I'm using the beta of Loupedeck with Capture One and it is lovely. I really like physical controls and it's even better than a bunch of keyboard shortcuts. Kudos to the Loupedeck guys for this, and hopefully they'll find ways to implement more functionality (I'm missing a button to push that's the equivalent of space bar, to temporarily turn cursor into the grab hand to move around the image when I'm zoomed right in, for example). I'd really like to be able to use just Loupedeck and graphics tablet to pilot, but right now there's some stuff like that which still requires the keyboard as well.
The main surprises for me were how much more efficient it was to export from raw convertor to tif, process via photoshop droplet in Portraiture, then reimport the tiffs. The key thing being that this can offload a bunch of CPU time to overnight, and it's not actually any different from what I used to do internally in Aperture or LR using the plugin.
I was very surprised how lack-lustre the retouch tools in LR are, still.
And I'm surprised how well Aperture's design and output hold up even years after the other processors have remained in development. Sure, there is nothing in Aperture to touch C1 Pro's raw processing and (especially) layers. Those aspects of C1 are so superior it's just awesome.
But Aperture's retouch tools remain superior for my actual use case, and after a solid week of working this way I know that's not just me being nostalgic. Demonstrably, for the work I am doing, Aperture requires fewer mouse clicks to achieve the same results.

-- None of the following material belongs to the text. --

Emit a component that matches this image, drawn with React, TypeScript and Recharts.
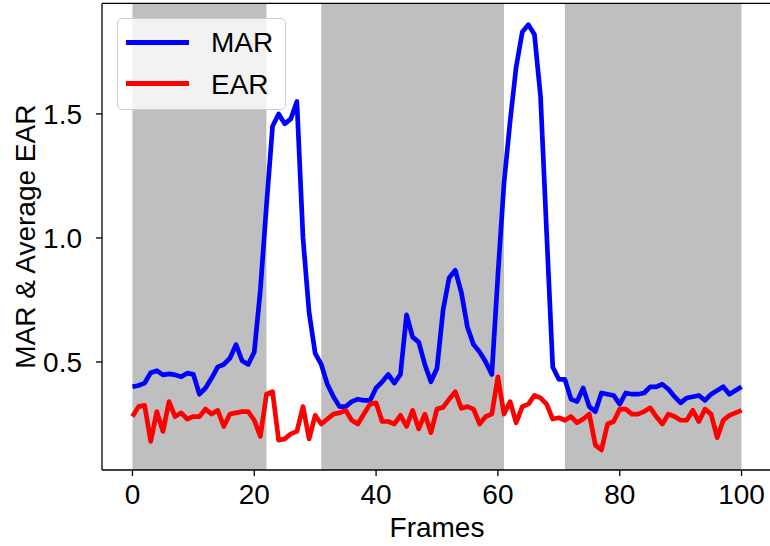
import {
  LineChart,
  Line,
  XAxis,
  YAxis,
  ReferenceArea,
  ReferenceLine,
} from 'recharts';

// Mouth aspect ratio per frame
const MAR = [
  0.4, 0.405, 0.415, 0.457, 0.465, 0.448, 0.452, 0.448, 0.44, 0.455,
  0.45, 0.37, 0.395, 0.435, 0.48, 0.49, 0.515, 0.57, 0.505, 0.49,
  0.54, 0.79, 1.13, 1.45, 1.5, 1.46, 1.48, 1.55, 1.0, 0.7,
  0.535, 0.49, 0.41, 0.36, 0.32, 0.32, 0.34, 0.35, 0.345, 0.345,
  0.395, 0.42, 0.45, 0.415, 0.45, 0.69, 0.6, 0.58, 0.49, 0.42,
  0.475, 0.71, 0.84, 0.87, 0.78, 0.64, 0.57, 0.54, 0.5, 0.45,
  0.85, 1.22, 1.47, 1.69, 1.83, 1.86, 1.82, 1.57, 1.02, 0.48,
  0.43, 0.43, 0.35, 0.34, 0.395, 0.32, 0.3, 0.375, 0.37, 0.365,
  0.33, 0.375, 0.37, 0.37, 0.375, 0.4, 0.4, 0.41, 0.39, 0.36,
  0.335, 0.355, 0.36, 0.365, 0.345, 0.37, 0.385, 0.4, 0.37, 0.385,
  0.4,
];

// Average eye aspect ratio per frame
const EAR = [
  0.28, 0.32, 0.325, 0.18, 0.3, 0.22, 0.34, 0.28, 0.295, 0.27,
  0.28, 0.28, 0.31, 0.29, 0.305, 0.24, 0.29, 0.295, 0.3, 0.3,
  0.265, 0.2, 0.37, 0.38, 0.185, 0.19, 0.21, 0.22, 0.32, 0.19,
  0.285, 0.25, 0.27, 0.29, 0.295, 0.305, 0.265, 0.25, 0.29, 0.33,
  0.335, 0.26, 0.26, 0.25, 0.285, 0.24, 0.305, 0.23, 0.29, 0.215,
  0.31, 0.317, 0.35, 0.38, 0.313, 0.32, 0.31, 0.25, 0.28, 0.29,
  0.44, 0.29, 0.34, 0.255, 0.32, 0.33, 0.365, 0.355, 0.33, 0.27,
  0.275, 0.265, 0.28, 0.255, 0.27, 0.29, 0.165, 0.145, 0.25, 0.26,
  0.31, 0.31, 0.29, 0.29, 0.3, 0.315, 0.28, 0.25, 0.29, 0.28,
  0.265, 0.265, 0.305, 0.26, 0.31, 0.29, 0.195, 0.265, 0.285, 0.295,
  0.305,
];

// shaded frame ranges
const SPANS: [number, number][] = [
  [0, 22],
  [31, 61],
  [71, 100],
];

const X_TICKS = [0, 20, 40, 60, 80, 100];
const Y_TICKS = [0.5, 1.0, 1.5];
const X_DOMAIN: [number, number] = [-5, 105];
const Y_DOMAIN: [number, number] = [0.0645, 1.946];

const FONT = '"Liberation Sans", Arial, sans-serif';
const FS = 28;
const LW = 4.7;

const data = MAR.map((mar, i) => ({ frame: i, mar, ear: EAR[i] }));

function YLabel(props: any) {
  const { viewBox } = props;
  const cy = viewBox.y + viewBox.height / 2;
  const x = 35;
  return (
    <text
      x={x}
      y={cy}
      transform={`rotate(-90, ${x}, ${cy})`}
      textAnchor="middle"
      fontSize={FS}
      fontFamily={FONT}
      fill="#000"
    >
      MAR &amp; Average EAR
    </text>
  );
}

function LegendBox() {
  const items = [
    { label: 'MAR', color: '#0000ff', lineTop: 21, textTop: 10 },
    { label: 'EAR', color: '#ff0000', lineTop: 62, textTop: 52 },
  ];
  return (
    <div
      style={{
        position: 'absolute',
        left: 117,
        top: 18,
        width: 169,
        height: 92,
        boxSizing: 'border-box',
        background: 'rgba(255,255,255,0.8)',
        border: '1px solid #cccccc',
        borderRadius: 5,
        fontFamily: FONT,
        fontSize: FS,
      }}
    >
      {items.map((it) => (
        <div key={it.label}>
          <div
            style={{
              position: 'absolute',
              left: 8,
              top: it.lineTop,
              width: 63,
              height: LW,
              background: it.color,
            }}
          />
          <span
            style={{
              position: 'absolute',
              left: 93,
              top: it.textTop,
              lineHeight: '28px',
              color: '#000',
            }}
          >
            {it.label}
          </span>
        </div>
      ))}
    </div>
  );
}

export default function App() {
  return (
    <div
      style={{
        position: 'absolute',
        left: 0,
        top: 0,
        width: 770,
        height: 546,
        overflow: 'hidden',
        background: '#fff',
      }}
    >
      <LineChart
        width={772}
        height={546}
        data={data}
        margin={{ top: 3.3, right: 0, left: 0, bottom: 0 }}
      >
        {SPANS.map(([a, b]) => (
          <ReferenceArea
            key={a}
            x1={a}
            x2={b}
            fill="#bfbfbf"
            fillOpacity={1}
            stroke="none"
            ifOverflow="visible"
          />
        ))}
        <XAxis
          dataKey="frame"
          type="number"
          domain={X_DOMAIN}
          ticks={X_TICKS}
          allowDataOverflow
          height={76}
          stroke="#000"
          strokeWidth={1.3}
          tickSize={6}
          tickMargin={8}
          tick={{ fontSize: FS, fontFamily: FONT, fill: '#000' }}
          label={{
            value: 'Frames',
            position: 'insideBottom',
            offset: 9,
            fontSize: FS,
            fontFamily: FONT,
            fill: '#000',
          }}
        />
        <YAxis
          type="number"
          domain={Y_DOMAIN}
          ticks={Y_TICKS}
          allowDataOverflow
          width={102}
          stroke="#000"
          strokeWidth={1.3}
          tickSize={6}
          tickMargin={14}
          tickFormatter={(v: number) => v.toFixed(1)}
          tick={{ fontSize: FS, fontFamily: FONT, fill: '#000' }}
          label={<YLabel />}
        />
        {/* top spine */}
        <ReferenceLine y={Y_DOMAIN[1]} stroke="#000" strokeWidth={1.3} />
        <Line
          type="linear"
          dataKey="mar"
          stroke="#0000ff"
          strokeWidth={LW}
          strokeLinejoin="round"
          dot={false}
          isAnimationActive={false}
        />
        <Line
          type="linear"
          dataKey="ear"
          stroke="#ff0000"
          strokeWidth={LW}
          strokeLinejoin="round"
          dot={false}
          isAnimationActive={false}
        />
      </LineChart>
      <LegendBox />
    </div>
  );
}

I now have a new workflow, and I'll keep my eye in with C1 for the final retouch step so when Aperture finally dies I can let it go. But for now, offloading the bits of the job Aperture can no longer do well (raw processing, prep for Portraiture) and keep it for the final retouch step. I really wasn't expecting to conclude that this was my best option, or to allow photoshop back into my workflow for the first time in more than a decade!
I hope my experience is of some interest to others.